Dear Flink Community!
We have noticed a recent request for Hortonworks schema registry support (
FLINK-14577 <https://issues.apache.org/jira/browse/FLINK-14577>). We have
an implementation for it already, and we would be happy to contribute it to
Apache Flink.
You can find the documentation below[1]. Let us know your thoughts!
Best Regards,
Matyas
[1] Flink Avro Cloudera Registry User Guide
-----------------------------------------------------------
Add the following dependency to use the schema registry integration:
<dependency>
<groupId>org.apache.flink</groupId>
<artifactId>flink-avro-cloudera-registry</artifactId>
<version>${flink.version}</version>
</dependency>
The schema registry can be plugged directly into the FlinkKafkaConsumer and
FlinkKafkaProducer using the appropriate schema:
-
org.apache.flink.formats.avro.registry.cloudera.SchemaRegistryDeserializationSchema
-
org.apache.flink.formats.avro.registry.cloudera.SchemaRegistrySerializationSchema
Supported types
----------------------
- Avro Specific Record types
- Avro Generic Records
- Basic Java Data types: byte[], Byte, Integer, Short, Double, Float, Long,
String, Boolean
SchemaRegistrySerializationSchema
--------------------------------------------------
The serialization schema can be constructed using the included builder
object SchemaRegistrySerializationSchema.builder(..).
Required settings:
- Topic configuration when creating the builder. Can be static or dynamic
(extracted from the data)
- RegistryAddress parameter on the builder to establish the connection
Optional settings:
- Arbitrary SchemaRegistry client configuration using the setConfig method
- Key configuration for the produced Kafka messages
- By specifying a KeySelector function that extracts the key from each
record
- Using a Tuple2 stream for (key, value) pairs directly
- Security configuration
Example:
KafkaSerializationSchema<ItemTransaction> schema =
SchemaRegistrySerializationSchema
.<ItemTransaction>builder(topic)
.setRegistryAddress(registryAddress)
.setKey(ItemTransaction::getItemId)
.build();
FlinkKafkaProducer<ItemTransaction> sink = new
FlinkKafkaProducer<>("dummy", schema, kafkaProps,
FlinkKafkaProducer.Semantic.AT_LEAST_ONCE);
SchemaRegistryDeserializationSchema
-----------------------------------------------------
The deserialization schema can be constructed using the included builder
object SchemaRegistryDeserializationSchema.builder(..).

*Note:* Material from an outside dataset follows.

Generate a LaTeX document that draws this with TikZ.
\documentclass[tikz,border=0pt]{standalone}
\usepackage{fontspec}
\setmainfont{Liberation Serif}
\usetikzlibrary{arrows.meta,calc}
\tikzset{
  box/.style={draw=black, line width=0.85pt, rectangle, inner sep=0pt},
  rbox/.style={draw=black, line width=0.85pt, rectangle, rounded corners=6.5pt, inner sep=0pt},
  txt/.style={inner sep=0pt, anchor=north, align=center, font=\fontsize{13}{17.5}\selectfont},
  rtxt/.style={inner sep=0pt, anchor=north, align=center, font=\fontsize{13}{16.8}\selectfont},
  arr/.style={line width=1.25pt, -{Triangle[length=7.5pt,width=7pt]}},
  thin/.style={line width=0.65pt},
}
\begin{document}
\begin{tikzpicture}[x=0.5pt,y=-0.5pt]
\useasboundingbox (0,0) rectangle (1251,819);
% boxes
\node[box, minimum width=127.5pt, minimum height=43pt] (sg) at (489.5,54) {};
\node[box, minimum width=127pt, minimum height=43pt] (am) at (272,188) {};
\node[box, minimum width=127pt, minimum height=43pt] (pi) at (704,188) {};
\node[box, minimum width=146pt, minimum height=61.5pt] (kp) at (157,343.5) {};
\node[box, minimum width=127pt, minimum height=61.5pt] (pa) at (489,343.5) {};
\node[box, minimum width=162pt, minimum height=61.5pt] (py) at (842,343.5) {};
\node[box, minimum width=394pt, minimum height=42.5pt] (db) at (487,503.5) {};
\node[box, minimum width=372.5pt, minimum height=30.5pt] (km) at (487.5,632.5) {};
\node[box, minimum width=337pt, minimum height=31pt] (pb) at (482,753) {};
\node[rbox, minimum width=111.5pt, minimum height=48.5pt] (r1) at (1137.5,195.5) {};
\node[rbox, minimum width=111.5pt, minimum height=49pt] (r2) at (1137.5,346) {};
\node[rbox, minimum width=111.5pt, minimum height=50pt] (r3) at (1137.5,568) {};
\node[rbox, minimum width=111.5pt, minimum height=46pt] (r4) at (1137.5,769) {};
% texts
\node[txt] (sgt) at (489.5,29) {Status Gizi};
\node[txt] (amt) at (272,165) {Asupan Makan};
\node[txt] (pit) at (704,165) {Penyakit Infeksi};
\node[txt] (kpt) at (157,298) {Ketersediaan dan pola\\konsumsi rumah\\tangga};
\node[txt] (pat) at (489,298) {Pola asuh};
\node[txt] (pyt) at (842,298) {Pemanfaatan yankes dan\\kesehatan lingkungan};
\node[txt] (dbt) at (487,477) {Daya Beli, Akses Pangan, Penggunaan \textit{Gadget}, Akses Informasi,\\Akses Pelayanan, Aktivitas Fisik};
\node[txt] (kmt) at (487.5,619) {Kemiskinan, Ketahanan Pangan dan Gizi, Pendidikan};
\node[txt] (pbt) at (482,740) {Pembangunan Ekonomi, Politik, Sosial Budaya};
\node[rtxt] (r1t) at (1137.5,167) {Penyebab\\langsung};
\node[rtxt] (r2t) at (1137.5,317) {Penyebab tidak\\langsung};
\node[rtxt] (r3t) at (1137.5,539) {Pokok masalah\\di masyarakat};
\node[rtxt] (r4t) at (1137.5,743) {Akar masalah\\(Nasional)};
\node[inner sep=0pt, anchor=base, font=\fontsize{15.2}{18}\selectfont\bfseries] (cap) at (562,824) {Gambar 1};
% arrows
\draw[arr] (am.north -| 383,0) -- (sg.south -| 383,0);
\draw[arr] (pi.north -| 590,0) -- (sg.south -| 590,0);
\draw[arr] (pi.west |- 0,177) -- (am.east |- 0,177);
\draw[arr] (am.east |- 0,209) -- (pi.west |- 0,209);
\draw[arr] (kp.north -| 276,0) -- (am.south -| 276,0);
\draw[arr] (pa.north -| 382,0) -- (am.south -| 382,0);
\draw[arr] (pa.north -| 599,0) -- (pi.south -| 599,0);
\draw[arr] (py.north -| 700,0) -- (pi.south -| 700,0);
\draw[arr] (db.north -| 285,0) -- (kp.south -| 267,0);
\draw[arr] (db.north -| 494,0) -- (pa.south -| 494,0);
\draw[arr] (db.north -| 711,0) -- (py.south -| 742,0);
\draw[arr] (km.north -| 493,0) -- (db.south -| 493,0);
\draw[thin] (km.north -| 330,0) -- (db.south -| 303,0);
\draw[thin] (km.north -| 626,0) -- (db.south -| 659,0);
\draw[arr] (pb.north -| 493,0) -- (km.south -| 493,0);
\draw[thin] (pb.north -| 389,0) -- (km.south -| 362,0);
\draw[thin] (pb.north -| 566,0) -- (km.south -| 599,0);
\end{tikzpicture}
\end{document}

When reading messages (and keys) we always have to specify the expected
Class<T> or record Schema of the input records so that Flink can do any
necessary conversion between the data on Kafka and what is expected.
Required settings:
- Class or Schema of the input messages depending on the data type
- RegistryAddress parameter on the builder to establish the connection
Optional settings:
- Arbitrary SchemaRegistry client configuration using the setConfig method
- Key configuration for the consumed Kafka messages
- Should only be specified when we want to read the keys as well into a
(key, value) stream
- Security configuration
Example:
KafkaDeserializationSchema<ItemTransaction> schema =
SchemaRegistryDeserializationSchema
.builder(ItemTransaction.class)
.setRegistryAddress(registryAddress)
.build();
FlinkKafkaConsumer<ItemTransaction> source = new
FlinkKafkaConsumer<>(inputTopic, schema, kafkaProps, groupdId);